A Lipschitz stable reconstruction formula for the inverse problem for the wave equation

We consider the problem to reconstruct a wave speed $c \in C^\infty(M)$ in a domain $M \subset \R^n$ from acoustic boundary measurements modelled by the hyperbolic Dirichlet-to-Neumann map $\Lambda$. We introduce a reconstruction formula for $c$ that is based on the Boundary Control method and incorporates features also from the complex geometric optics solutions approach. Moreover, we show that the reconstruction formula is locally Lipschitz stable for a low frequency component of $c^{-2}$ under the assumption that the Riemannian manifold $(M, c^{-2} dx^2)$ has a strictly convex function with no critical points.

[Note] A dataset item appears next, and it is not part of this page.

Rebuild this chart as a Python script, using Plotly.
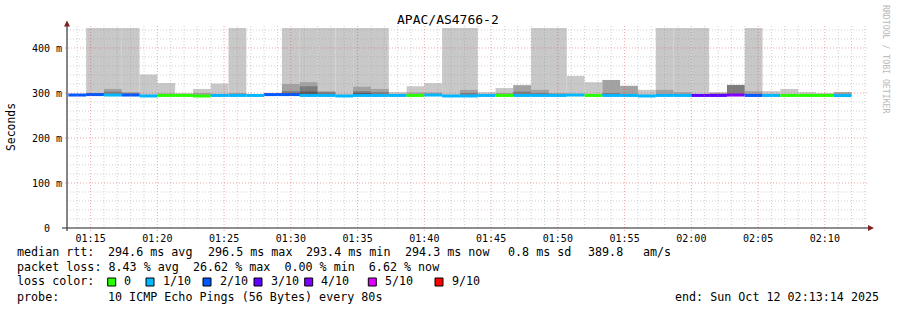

That is, we show that for all bounded $C^2$ neighborhoods $U$ of $c$, there is a $C^1$ neighborhood $V$ of $c$ and constants $C, R > 0$ such that |\F\ll(\tilde c^{-2} - c^{-2}\rr)(\xi)| \le C e^{2R |\xi|} \norm{\tilde \Lambda - \Lambda}_*, \quad \xi \in \R^n, for all $\tilde c \in U \cap V$, where $\tilde \Lambda$ is the Dirichlet-to-Neumann map corresponding to the wave speed $\tilde c$ and $\norm{\cdot}_*$ is a norm capturing certain regularity properties of the Dirichlet-to-Neumann maps.